Meeting David/Davud. Getting a massage in Batu Ferrenghi from a 22 year old German guy who came to Penang on a scholarship. Didn’t expect the massage to be good, but it was absolutely fantastic. Book and cover, etc. We had a fun chat throughout. His dad’s Muslim, and worked in the Embassy, his mum’s Christian, and a kindergarten teacher. His sister is a non-religious freethinker who owns a cafe. He plays video games but not World of Warcraft. “You spend so many hours to get a sword, you know?” No real friends! He told us about men who tried to get jiggy with him. “Oh, you are gay?” to the Saudi man who asked for a blowjob while his wife was waiting outside. A gay Greek man.
We then put our feet inside a little fish farm sorta thing, and had the fish eat away the dead skin. It was incredibly ticklish and unsettling at first, but once we got used to it, it felt fantastic. There was a cute little girl who tried it too, and we had fun encouraging her. Little indian boy doing fantastic henna for people.

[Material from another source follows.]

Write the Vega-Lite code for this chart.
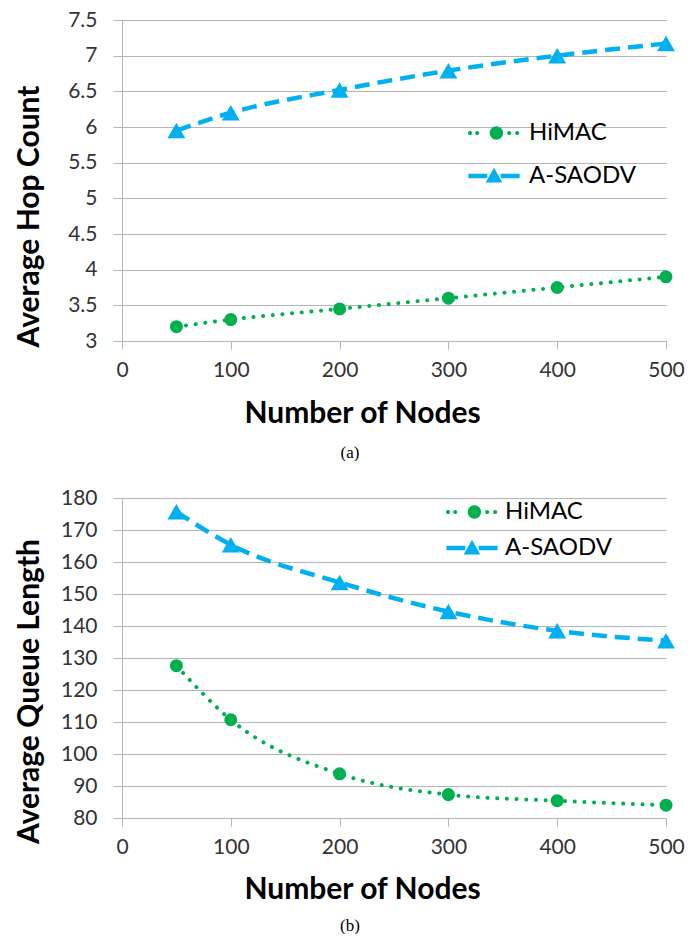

Missing the last bus, sharing a taxi with a Bangladeshi man who worked in a hotel. Had an interesting conversation with him about his past, his family, his work experience. Thoughts about how these people are normally kind of invisible to us, but h
Breakfast at Hotel Mingood.
Sleeping in each other’s arms for four nights in a row. Morning breath and crusty eyes. Can you please come and watch me bathe cos I’m scared of the creepy bathroom? Instant noodles, tomyam. Movies in bed with kokokrunch and milo. taking silly photos and doing whatever the fuck we wanted (like skipping all the tourist attractions). Damn good food! Beer in the random Chinese pub with Rachel the singer.